GIVEN TASK: Copy nothing but the stretch that opens with the line containing "Give me the" and closes with the line containing "fig = plt.figure(figsize=(W". Keep pictures out.

THE RECORDS:
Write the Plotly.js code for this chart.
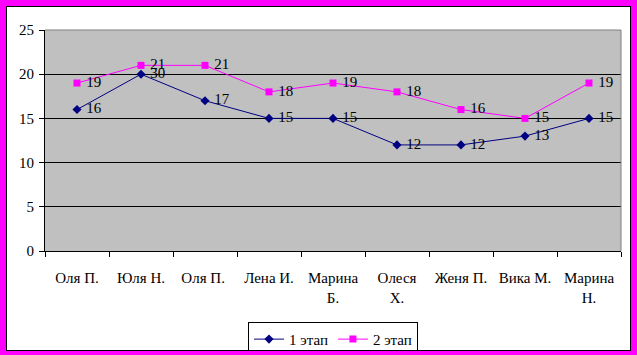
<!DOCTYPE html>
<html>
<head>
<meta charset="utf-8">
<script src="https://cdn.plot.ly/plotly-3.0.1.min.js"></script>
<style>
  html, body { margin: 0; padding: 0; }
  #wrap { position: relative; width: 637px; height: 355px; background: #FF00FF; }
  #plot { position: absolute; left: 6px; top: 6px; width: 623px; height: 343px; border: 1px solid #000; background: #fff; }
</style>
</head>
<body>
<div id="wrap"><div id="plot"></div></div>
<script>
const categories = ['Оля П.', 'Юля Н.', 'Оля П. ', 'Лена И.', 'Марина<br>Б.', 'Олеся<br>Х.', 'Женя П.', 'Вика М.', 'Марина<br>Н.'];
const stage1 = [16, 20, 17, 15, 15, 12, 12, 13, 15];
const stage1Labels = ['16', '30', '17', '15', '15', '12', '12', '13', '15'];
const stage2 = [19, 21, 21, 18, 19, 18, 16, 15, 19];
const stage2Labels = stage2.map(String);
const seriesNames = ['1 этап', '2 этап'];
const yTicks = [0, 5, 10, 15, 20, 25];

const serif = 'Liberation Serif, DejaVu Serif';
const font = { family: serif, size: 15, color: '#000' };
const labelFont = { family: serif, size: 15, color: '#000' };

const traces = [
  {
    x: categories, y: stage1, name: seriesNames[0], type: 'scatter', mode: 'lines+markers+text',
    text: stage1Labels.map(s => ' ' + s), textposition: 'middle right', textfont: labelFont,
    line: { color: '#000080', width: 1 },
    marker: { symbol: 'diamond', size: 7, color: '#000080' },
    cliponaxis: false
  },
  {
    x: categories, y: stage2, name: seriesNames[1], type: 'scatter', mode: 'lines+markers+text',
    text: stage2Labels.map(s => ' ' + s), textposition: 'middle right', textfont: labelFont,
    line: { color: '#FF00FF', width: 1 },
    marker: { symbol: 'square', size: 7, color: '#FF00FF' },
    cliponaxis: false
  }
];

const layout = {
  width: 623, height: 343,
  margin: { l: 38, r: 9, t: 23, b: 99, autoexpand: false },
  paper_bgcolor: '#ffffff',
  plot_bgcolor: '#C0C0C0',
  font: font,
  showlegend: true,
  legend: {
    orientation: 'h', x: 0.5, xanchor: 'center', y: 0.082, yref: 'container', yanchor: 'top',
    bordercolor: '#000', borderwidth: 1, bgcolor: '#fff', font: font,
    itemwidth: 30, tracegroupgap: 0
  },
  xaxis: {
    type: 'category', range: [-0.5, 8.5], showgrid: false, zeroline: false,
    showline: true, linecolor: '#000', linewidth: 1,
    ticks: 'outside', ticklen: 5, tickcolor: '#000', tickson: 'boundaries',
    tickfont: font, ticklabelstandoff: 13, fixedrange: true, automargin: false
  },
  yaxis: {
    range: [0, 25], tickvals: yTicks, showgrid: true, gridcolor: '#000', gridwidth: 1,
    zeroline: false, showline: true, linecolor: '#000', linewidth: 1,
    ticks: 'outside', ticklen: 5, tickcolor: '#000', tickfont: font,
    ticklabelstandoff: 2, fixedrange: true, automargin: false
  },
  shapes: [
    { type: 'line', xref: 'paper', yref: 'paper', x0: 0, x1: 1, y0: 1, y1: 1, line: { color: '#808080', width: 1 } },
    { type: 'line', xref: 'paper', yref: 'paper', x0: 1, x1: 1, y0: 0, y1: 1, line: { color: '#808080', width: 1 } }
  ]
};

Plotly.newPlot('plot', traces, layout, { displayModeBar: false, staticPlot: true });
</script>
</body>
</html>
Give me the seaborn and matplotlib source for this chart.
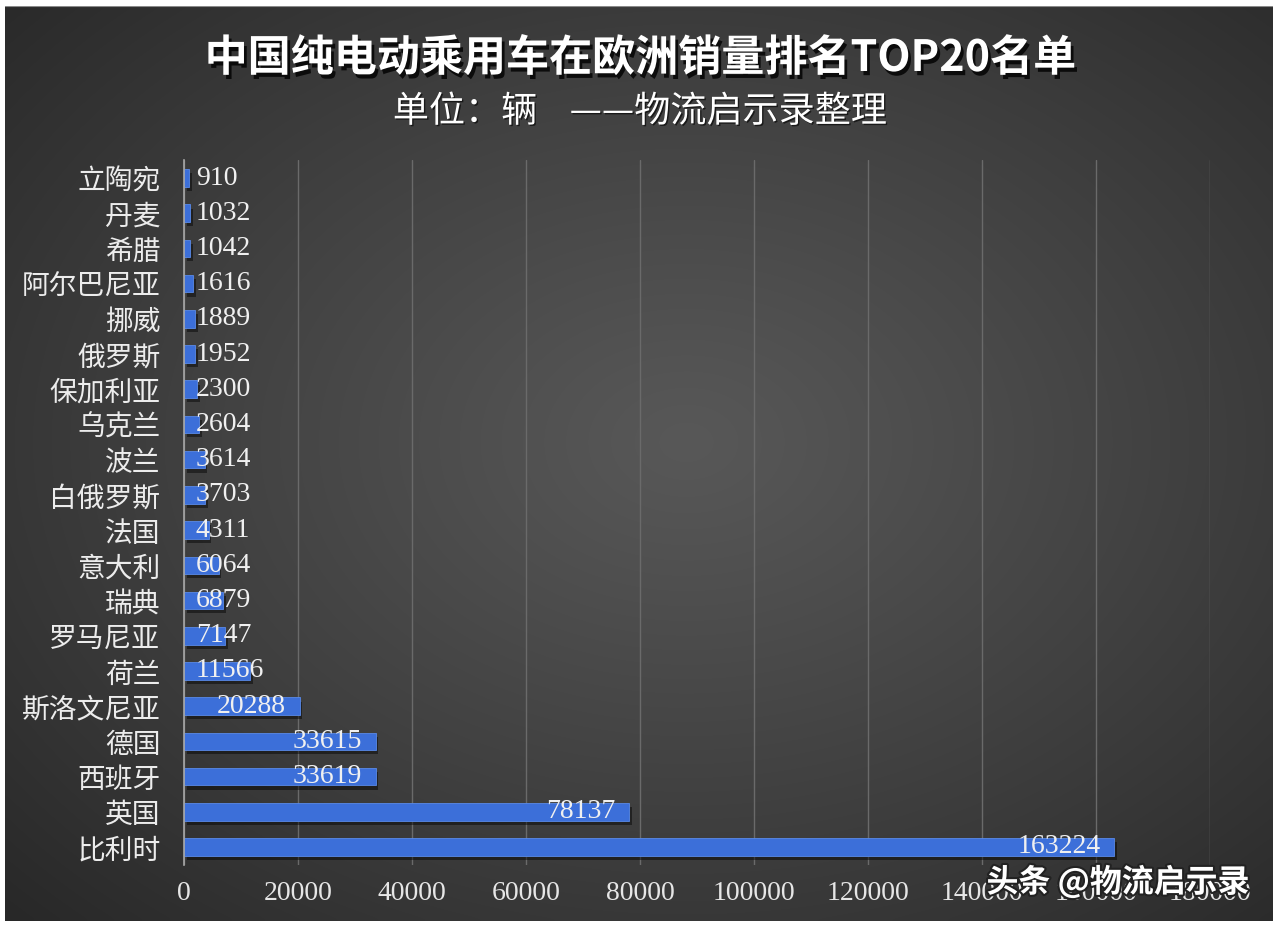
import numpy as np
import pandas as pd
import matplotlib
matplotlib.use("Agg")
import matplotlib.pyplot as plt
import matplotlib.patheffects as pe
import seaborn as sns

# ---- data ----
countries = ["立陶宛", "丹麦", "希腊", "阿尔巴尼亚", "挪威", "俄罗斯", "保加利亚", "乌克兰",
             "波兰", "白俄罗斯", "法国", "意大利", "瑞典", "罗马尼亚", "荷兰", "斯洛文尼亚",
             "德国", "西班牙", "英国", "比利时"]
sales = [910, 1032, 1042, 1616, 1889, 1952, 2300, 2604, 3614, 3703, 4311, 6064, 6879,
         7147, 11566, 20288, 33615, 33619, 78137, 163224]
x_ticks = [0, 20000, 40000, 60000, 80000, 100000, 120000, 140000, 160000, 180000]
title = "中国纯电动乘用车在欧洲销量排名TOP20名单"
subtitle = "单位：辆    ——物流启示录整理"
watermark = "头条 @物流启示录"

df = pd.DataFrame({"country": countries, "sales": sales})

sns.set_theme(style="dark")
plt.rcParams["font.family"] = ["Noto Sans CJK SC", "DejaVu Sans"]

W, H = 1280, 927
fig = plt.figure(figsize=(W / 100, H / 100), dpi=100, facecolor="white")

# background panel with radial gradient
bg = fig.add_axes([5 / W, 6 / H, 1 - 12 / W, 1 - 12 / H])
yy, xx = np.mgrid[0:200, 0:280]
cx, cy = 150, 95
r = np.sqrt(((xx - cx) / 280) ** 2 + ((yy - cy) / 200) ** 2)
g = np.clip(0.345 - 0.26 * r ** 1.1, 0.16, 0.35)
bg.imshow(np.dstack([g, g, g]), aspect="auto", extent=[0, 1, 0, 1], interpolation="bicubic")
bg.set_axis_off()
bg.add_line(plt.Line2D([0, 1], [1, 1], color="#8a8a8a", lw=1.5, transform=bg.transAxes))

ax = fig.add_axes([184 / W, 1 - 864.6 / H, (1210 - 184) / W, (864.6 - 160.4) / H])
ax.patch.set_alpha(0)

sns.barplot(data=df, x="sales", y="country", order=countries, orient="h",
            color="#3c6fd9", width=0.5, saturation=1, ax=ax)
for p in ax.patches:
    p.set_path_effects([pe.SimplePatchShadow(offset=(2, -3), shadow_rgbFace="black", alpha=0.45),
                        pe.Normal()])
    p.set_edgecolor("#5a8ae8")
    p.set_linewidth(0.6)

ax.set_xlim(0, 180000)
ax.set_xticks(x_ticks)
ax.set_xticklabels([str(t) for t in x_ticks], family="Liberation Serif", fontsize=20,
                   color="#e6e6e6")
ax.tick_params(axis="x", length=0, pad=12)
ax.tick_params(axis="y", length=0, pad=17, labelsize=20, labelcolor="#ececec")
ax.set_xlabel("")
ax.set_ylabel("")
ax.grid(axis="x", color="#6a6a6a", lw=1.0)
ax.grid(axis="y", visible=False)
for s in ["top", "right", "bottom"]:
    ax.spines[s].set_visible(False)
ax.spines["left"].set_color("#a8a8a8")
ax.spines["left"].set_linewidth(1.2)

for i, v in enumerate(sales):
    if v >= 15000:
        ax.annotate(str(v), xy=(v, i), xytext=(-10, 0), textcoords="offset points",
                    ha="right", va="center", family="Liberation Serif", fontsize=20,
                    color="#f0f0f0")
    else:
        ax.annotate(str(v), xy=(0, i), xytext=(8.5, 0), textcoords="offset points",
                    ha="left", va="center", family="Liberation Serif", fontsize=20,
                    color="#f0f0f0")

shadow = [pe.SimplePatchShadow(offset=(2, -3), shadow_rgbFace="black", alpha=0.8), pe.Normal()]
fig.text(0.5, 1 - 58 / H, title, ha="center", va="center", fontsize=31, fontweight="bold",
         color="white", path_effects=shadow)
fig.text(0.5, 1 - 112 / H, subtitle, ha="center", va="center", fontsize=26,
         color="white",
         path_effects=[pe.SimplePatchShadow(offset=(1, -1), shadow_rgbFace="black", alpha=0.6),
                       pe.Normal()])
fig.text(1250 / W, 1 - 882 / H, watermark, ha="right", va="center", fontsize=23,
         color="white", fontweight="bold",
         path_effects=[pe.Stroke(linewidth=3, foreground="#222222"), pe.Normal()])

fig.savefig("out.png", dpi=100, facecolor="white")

SOLUTION TO THIS PROBLEM:
Give me the seaborn and matplotlib source for this chart.
import numpy as np
import pandas as pd
import matplotlib
matplotlib.use("Agg")
import matplotlib.pyplot as plt
import matplotlib.patheffects as pe
import seaborn as sns

# ---- data ----
countries = ["立陶宛", "丹麦", "希腊", "阿尔巴尼亚", "挪威", "俄罗斯", "保加利亚", "乌克兰",
             "波兰", "白俄罗斯", "法国", "意大利", "瑞典", "罗马尼亚", "荷兰", "斯洛文尼亚",
             "德国", "西班牙", "英国", "比利时"]
sales = [910, 1032, 1042, 1616, 1889, 1952, 2300, 2604, 3614, 3703, 4311, 6064, 6879,
         7147, 11566, 20288, 33615, 33619, 78137, 163224]
x_ticks = [0, 20000, 40000, 60000, 80000, 100000, 120000, 140000, 160000, 180000]
title = "中国纯电动乘用车在欧洲销量排名TOP20名单"
subtitle = "单位：辆    ——物流启示录整理"
watermark = "头条 @物流启示录"

df = pd.DataFrame({"country": countries, "sales": sales})

sns.set_theme(style="dark")
plt.rcParams["font.family"] = ["Noto Sans CJK SC", "DejaVu Sans"]

W, H = 1280, 927
fig = plt.figure(figsize=(W / 100, H / 100), dpi=100, facecolor="white")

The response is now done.